California Appeals Court Holds Defendant Building Owners Not Responsible for Attack On Building Manager
The sole proprietor of a property management company, independent contractor plaintiff, was assaulted by two young men while on the premises of an apartment building he managed for the owner, defendant Kavian LLC. He sued the defendant and its two co-managing members (Mr. H.) for negligence and breach of contract. This blog post will focus solely on the negligence issue.At trial, the plaintiff alleged that the defendants were negligent in urging plaintiff to return to the property after an earlier disturbance and failing to provide a safe working environment. The trial court sustained demurrers by Mr. H., and granted defendant Kavian LLC’s motion for summary judgment. Plaintiff appealed the latter ruling, and the Second District Court of Appeals affirmed.
On appeal, the plaintiff’s first argument was that he was never the employee of an independent contractor, and therefore was not barred from relief under Privette v. Superior Court (1993). The appeals court held that he was incorrect.
The Privette court held that “the hirer of an independent contractor is not vicariously liable to the contractor’s employee who sustains on-the-job injuries resulting from a special or peculiar risk inherent in the work.” The court had also previously held in Tverberg v. Fillner Construction Co. (2010), that unlike a standard employee, an independent contractor has the power to determine the manner in which inherently dangerous construction work is to be performed, and thus assumes legal responsibility for carrying out the contracted work. Having assumed responsibility for workplace safety, an independent contractor may not hold a hiring party vicariously liable for injuries that resulted from the contractor’s own failure to effectively guard against risks inherent in the contracted work.
Plaintiff’s next argument relied on a belief that the Privette doctrine precluded vicarious liability of the hiring party, but did not operate to bar liability for the hirer’s own negligence—here, the act of instructing the plaintiff to cross paths with these dangerous individuals at the subject premises. The hirer should have been liable for his own negligence, the plaintiff argued.
But here, the court explained, the plaintiff presented no evidence that the defendants had prior knowledge of the two assailants’ prior records and abrasive characters, yet still failed to provide a safe work environment, or that the defendants maintained control over any safety conditions at the apartment building.

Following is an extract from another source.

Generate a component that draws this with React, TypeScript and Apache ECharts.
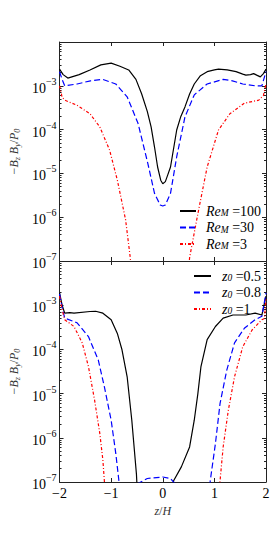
import React, { useEffect, useRef } from 'react';
import * as echarts from 'echarts';

// Top panel: different magnetic Reynolds numbers
const re100: (number | null)[][] = [
  [-2.0, 2.4e-3], [-1.93, 1.8e-3], [-1.84, 1.5e-3], [-1.62, 1.8e-3], [-1.41, 2.3e-3],
  [-1.2, 3.0e-3], [-1.0, 3.3e-3], [-0.83, 2.8e-3], [-0.66, 2.3e-3], [-0.52, 1.4e-3],
  [-0.41, 6.6e-4], [-0.3, 2.6e-4], [-0.226, 1.15e-4], [-0.16, 4.0e-5], [-0.1, 1.4e-5],
  [-0.04, 7.0e-6], [0.0, 5.8e-6], [0.05, 6.5e-6], [0.1, 9.5e-6], [0.15, 1.4e-5],
  [0.27, 9.8e-5], [0.35, 2.0e-4], [0.43, 3.3e-4], [0.52, 6.5e-4], [0.61, 1.1e-3],
  [0.73, 1.7e-3], [0.86, 2.1e-3], [1.0, 2.3e-3], [1.08, 2.4e-3], [1.25, 2.3e-3],
  [1.42, 2.1e-3], [1.55, 1.85e-3], [1.61, 1.75e-3], [1.7, 1.8e-3], [1.76, 1.9e-3],
  [1.82, 1.75e-3], [1.89, 1.6e-3], [1.95, 1.9e-3], [2.0, 2.4e-3],
];
const re30: (number | null)[][] = [
  [-2.0, 2.1e-3], [-1.95, 1.4e-3], [-1.9, 1.0e-3], [-1.66, 1.1e-3], [-1.4, 1.3e-3],
  [-1.16, 1.4e-3], [-0.91, 1.1e-3], [-0.69, 5.6e-4], [-0.48, 1.4e-4], [-0.29, 1.7e-5],
  [-0.16, 3.5e-6], [-0.05, 1.9e-6], [0.0, 1.8e-6], [0.05, 1.9e-6], [0.15, 3.5e-6],
  [0.27, 2.4e-5], [0.43, 1.95e-4], [0.61, 6.2e-4], [0.86, 1.1e-3], [1.17, 1.4e-3],
  [1.35, 1.3e-3], [1.55, 1.1e-3], [1.79, 1.0e-3], [1.92, 1.0e-3], [2.0, 2.1e-3],
];
const re3: (number | null)[][] = [
  [-2.0, 1.0e-3], [-1.95, 5.5e-4], [-1.9, 4.7e-4], [-1.66, 3.6e-4], [-1.41, 2.3e-4],
  [-1.22, 1.15e-4], [-1.03, 3.4e-5], [-0.88, 7.0e-6], [-0.72, 8.7e-7], [-0.63, 1.2e-7],
  [-0.58, 3.0e-8], [0.0, null], [0.48, 3.0e-8], [0.52, 1.2e-7], [0.68, 1.2e-6],
  [0.86, 1.4e-5], [1.08, 9.8e-5], [1.3, 2.3e-4], [1.58, 4.0e-4], [1.86, 4.7e-4],
  [1.95, 6.0e-4], [2.0, 1.1e-3],
];

// Bottom panel: different z0
const z05: (number | null)[][] = [
  [-2.0, 1.9e-3], [-1.95, 1.0e-3], [-1.9, 6.6e-4], [-1.8, 6.8e-4], [-1.72, 6.6e-4],
  [-1.41, 7.2e-4], [-1.3, 7.3e-4], [-1.16, 6.6e-4], [-1.0, 4.7e-4], [-0.88, 2.3e-4],
  [-0.79, 9.8e-5], [-0.69, 2.4e-5], [-0.6, 2.5e-6], [-0.51, 1.5e-7], [-0.49, 5.0e-8],
  [0.0, null], [0.19, 5.0e-8], [0.21, 1.07e-7], [0.36, 2.2e-7], [0.52, 6.2e-7],
  [0.61, 2.5e-6], [0.68, 1.0e-5], [0.74, 4.1e-5], [0.86, 1.66e-4], [1.02, 3.3e-4],
  [1.17, 5.1e-4], [1.36, 6.0e-4], [1.61, 6.0e-4], [1.79, 6.6e-4], [1.92, 6.0e-4],
  [2.0, 1.6e-3],
];
const z08: (number | null)[][] = [
  [-2.0, 1.8e-3], [-1.95, 9.0e-4], [-1.9, 5.1e-4], [-1.66, 4.0e-4], [-1.44, 1.95e-4],
  [-1.25, 5.8e-5], [-1.13, 1.4e-5], [-1.0, 2.5e-6], [-0.91, 4.4e-7], [-0.85, 1.07e-7],
  [-0.83, 5.0e-8], [-0.7, null], [-0.5, 9.0e-8], [-0.3, 1.2e-7], [0.0, 1.3e-7],
  [0.15, 1.2e-7], [0.24, 9.0e-8], [0.5, null], [0.9, 5.0e-8], [0.92, 1.07e-7],
  [1.02, 7.4e-7], [1.11, 6.0e-6], [1.24, 3.4e-5], [1.39, 1.4e-4], [1.58, 3.0e-4],
  [1.79, 4.7e-4], [1.92, 5.6e-4], [2.0, 1.9e-3],
];
const z1: (number | null)[][] = [
  [-2.0, 1.6e-3], [-1.95, 8.0e-4], [-1.9, 4.7e-4], [-1.72, 3.3e-4], [-1.56, 1.4e-4],
  [-1.44, 4.1e-5], [-1.32, 7.0e-6], [-1.22, 1.26e-6], [-1.16, 3.1e-7], [-1.13, 1.0e-7],
  [-1.11, 5.0e-8], [0.0, null], [1.09, 5.0e-8], [1.11, 1.07e-7], [1.17, 6.2e-7],
  [1.27, 4.2e-6], [1.39, 2.4e-5], [1.55, 1.15e-4], [1.73, 2.75e-4], [1.92, 4.7e-4],
  [1.97, 5.0e-4], [2.0, 1.35e-3],
];

const topNames = ['Re100', 'Re30', 'Re3'];
const topLabels = ['100', '30', '3'];
const botNames = ['z05', 'z08', 'z1'];
const botLabels = ['0.5', '0.8', '1'];
const xTicks = [-2, -1, 0, 1, 2];
const decades = [-7, -6, -5, -4, -3];
const minorMultipliers = [2, 3, 4, 5, 6, 7, 8, 9];

const FONT = 'Liberation Serif';
const AX = '#222';

const minorValues: number[] = [];
decades.forEach((d) => minorMultipliers.forEach((m) => minorValues.push(m * Math.pow(10, d))));

function yAxes(grid: number) {
  const common: any = {
    type: 'log',
    logBase: 10,
    min: 1e-7,
    max: 1e-2,
    gridIndex: grid,
    splitLine: { show: false },
    axisLine: { show: true, onZero: false, lineStyle: { color: AX, width: 1 } },
    axisTick: { show: true, inside: true, length: 4, lineStyle: { color: AX } },
  };
  const minor: any = {
    ...common,
    axisLine: { show: false, onZero: false },
    axisLabel: { show: false },
    axisTick: { show: true, inside: true, length: 2, customValues: minorValues, lineStyle: { color: AX } },
  };
  return [
    {
      ...common,
      position: 'left',
      name: '{m|−}{i|B}{s|z}{i| B}{s|y}{n|/}{i|P}{s|0}',
      nameLocation: 'middle',
      nameRotate: 90,
      nameGap: 34,
      nameTextStyle: {
        color: '#333',
        fontFamily: FONT,
        rich: {
          m: { fontSize: 12, fontFamily: FONT, color: '#333', lineHeight: 14 },
          i: { fontSize: 12, fontStyle: 'italic', fontFamily: FONT, color: '#333', lineHeight: 14 },
          n: { fontSize: 12, fontFamily: FONT, color: '#333', lineHeight: 14 },
          s: { fontSize: 8, fontStyle: 'italic', fontFamily: FONT, color: '#333', lineHeight: 8, verticalAlign: 'bottom' },
        },
      },
      axisLabel: {
        show: true,
        margin: 3,
        formatter: (v: number) => {
          const e = Math.round(Math.log10(v));
          if (e === -2) return '';
          return `{b|10}{e|−${Math.abs(e)}}`;
        },
        rich: {
          b: { fontSize: 14, fontFamily: FONT, color: '#000', lineHeight: 19, verticalAlign: 'bottom' },
          e: { fontSize: 10, fontFamily: FONT, color: '#000', lineHeight: 10, verticalAlign: 'top' },
        },
      },
    },
    { ...common, position: 'right', axisLabel: { show: false } },
    { ...minor, position: 'left' },
    { ...minor, position: 'right' },
  ];
}

function xAxes(grid: number, withLabels: boolean) {
  const common: any = {
    type: 'value',
    min: -2,
    max: 2,
    interval: 1,
    gridIndex: grid,
    splitLine: { show: false },
    axisLine: { show: true, onZero: false, lineStyle: { color: AX, width: 1 } },
    axisTick: { show: true, inside: true, length: 4, lineStyle: { color: AX } },
  };
  return [
    {
      ...common,
      position: 'bottom',
      name: withLabels ? '{i|z}{n|/}{i|H}' : '',
      nameLocation: 'middle',
      nameGap: 23,
      nameTextStyle: {
        rich: {
          i: { fontSize: 12, fontStyle: 'italic', fontFamily: FONT, color: '#333' },
          n: { fontSize: 12, fontFamily: FONT, color: '#333' },
        },
      },
      axisLabel: {
        show: withLabels,
        margin: 4,
        fontSize: 14,
        fontFamily: FONT,
        color: '#000',
        formatter: (v: number) => (xTicks.includes(v) ? (v < 0 ? '−' + Math.abs(v) : String(v)) : ''),
      },
    },
    { ...common, position: 'top', axisLabel: { show: false } },
  ];
}

const legendRich = {
  sp: { width: 5, fontSize: 13, lineHeight: 14 },
  sp2: { width: 6, fontSize: 13, lineHeight: 14 },
  i: { fontSize: 14, fontStyle: 'italic', fontFamily: FONT, color: '#000', lineHeight: 14 },
  s: { fontSize: 9.5, fontStyle: 'italic', fontFamily: FONT, color: '#000', lineHeight: 9, verticalAlign: 'bottom' },
  n: { fontSize: 14, fontFamily: FONT, color: '#000', lineHeight: 14 },
};

const RED_DASH = [3, 2, 1, 2];
const BLUE_DASH = [6, 3];

function line(name: string, data: (number | null)[][], xi: number, yi: number, color: string, type: any) {
  return {
    name,
    type: 'line',
    xAxisIndex: xi,
    yAxisIndex: yi,
    data,
    showSymbol: false,
    symbol: 'none',
    connectNulls: false,
    clip: true,
    lineStyle: { color, width: 1.2, type },
    itemStyle: { color },
  };
}

const legendCommon: any = {
  orient: 'vertical',
  padding: 0,
  itemHeight: 14,
  itemGap: 2.5,
  selectedMode: false,
  itemStyle: { color: 'rgba(0,0,0,0)', borderColor: 'rgba(0,0,0,0)', borderWidth: 0, opacity: 0 },
  textStyle: { rich: legendRich },
};

export default function App() {
  const ref = useRef<HTMLDivElement>(null);
  useEffect(() => {
    const chart = echarts.init(ref.current!, null, { renderer: 'svg' });
    const option: any = {
      animation: false,
      backgroundColor: '#fff',
      textStyle: { fontFamily: FONT },
      grid: [
        { left: 52, right: 9, top: 42, height: 219 },
        { left: 52, right: 9, top: 261, height: 221 },
      ],
      xAxis: [...xAxes(0, false), ...xAxes(1, true)],
      yAxis: [...yAxes(0), ...yAxes(1)],
      legend: [
        {
          ...legendCommon,
          data: topNames,
          left: 179,
          top: 204,
          itemWidth: 16,
          formatter: (n: string) => `{sp| }{i|Re}{s|M}{n| =${topLabels[topNames.indexOf(n)]}}`,
        },
        {
          ...legendCommon,
          data: botNames,
          left: 193,
          top: 269,
          itemWidth: 17,
          formatter: (n: string) => `{sp2| }{i|z}{s|0}{n| =${botLabels[botNames.indexOf(n)]}}`,
        },
      ],
      series: [
        line('Re100', re100, 0, 0, '#000000', 'solid'),
        line('Re30', re30, 0, 0, '#0000ff', BLUE_DASH),
        line('Re3', re3, 0, 0, '#ff0000', RED_DASH),
        line('z05', z05, 2, 4, '#000000', 'solid'),
        line('z08', z08, 2, 4, '#0000ff', BLUE_DASH),
        line('z1', z1, 2, 4, '#ff0000', RED_DASH),
      ],
    };
    chart.setOption(option);
    return () => chart.dispose();
  }, []);
  return (
    <div
      ref={ref}
      style={{ position: 'fixed', left: 0, top: 0, width: 275, height: 550, background: '#fff' }}
    />
  );
}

The defendant submitted evidence that Mr. H. had never met the attackers prior to this incident and had no reason to believe that the plaintiff or anyone else would be assaulted or injured by someone at the property on that date. The plaintiff presented no evidence to the contrary, and his own evidence demonstrated that he knew both assailants, and that both of them had always been respectful to the plaintiff in the past, so their behavior was extremely surprising to him. Unexpected.
The appeals court concluded that nothing in the plaintiff’s declaration or deposition testimony supported the notion that the defendant, who visited the apartment building once every two or three months, “retained control over safety conditions” or that the defendant knew of a dangerous condition on the property of which the plaintiff himself was unaware, or was otherwise directly liable for the plaintiff’s injuries. Summary judgment was therefore entirely proper, the appeals court held.